Why is this reunion happening now, 20 years later?
The timing marks the 20th anniversary of Laguna Beach: The Real Orange County, which premiered on MTV in 2004. Roku announced the project in September 2025. Lauren Conrad has also indicated this feels like a natural conclusion to her television career — she wanted to close the chapter with the same people she started with, giving the reunion added personal significance beyond just anniversary timing.
How long is The Reunion: Laguna Beach special?
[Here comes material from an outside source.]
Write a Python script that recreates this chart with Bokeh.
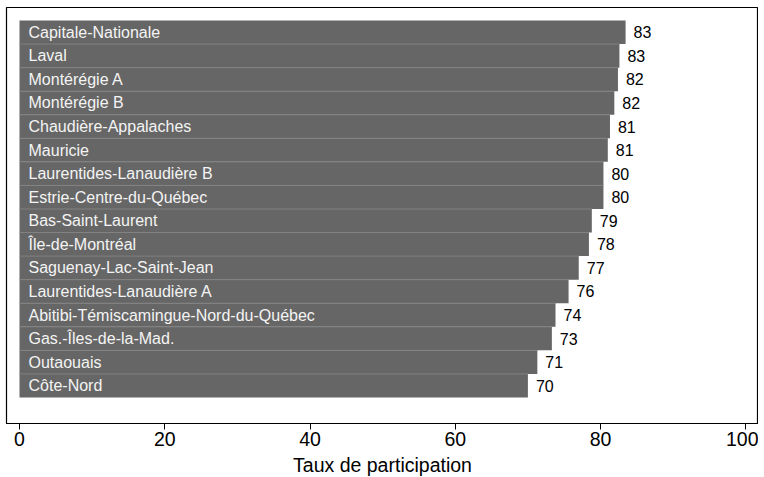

The special runs two hours and includes cast reactions to original episodes, a return to Laguna Beach itself, revelations about off-camera relationships and hookups, and honest discussion about how the show was produced and how it shaped the cast members' lives.
The Bottom Line
Twenty years is a long time to carry the weight of being a reality television archetype. Lauren Conrad spent years as "the girl who didn't go to Paris." Kristin Cavallari spent years as the villain. Stephen Colletti spent years as the guy in the middle. The actual people behind those constructed narratives — now adults with careers, families, and the perspective that only time can provide — finally get to tell a more complete version of the story.
That's what makes The Reunion: Laguna Beach worth watching beyond simple nostalgia. It's not just a trip back to 2004. It's a genuinely revealing document about how reality television shaped real lives, and how those lives look from the other side of 20 years. The hookup revelations and love triangle confessions are the hook, but the substance is something richer: a group of people who became famous as teenagers, grappling honestly with what that meant and what it means now.
Free on The Roku Channel, two hours long, with the actual people at the center of one of reality TV's defining dramas finally speaking without network constraints or the anxieties of youth — there's no good reason not to watch.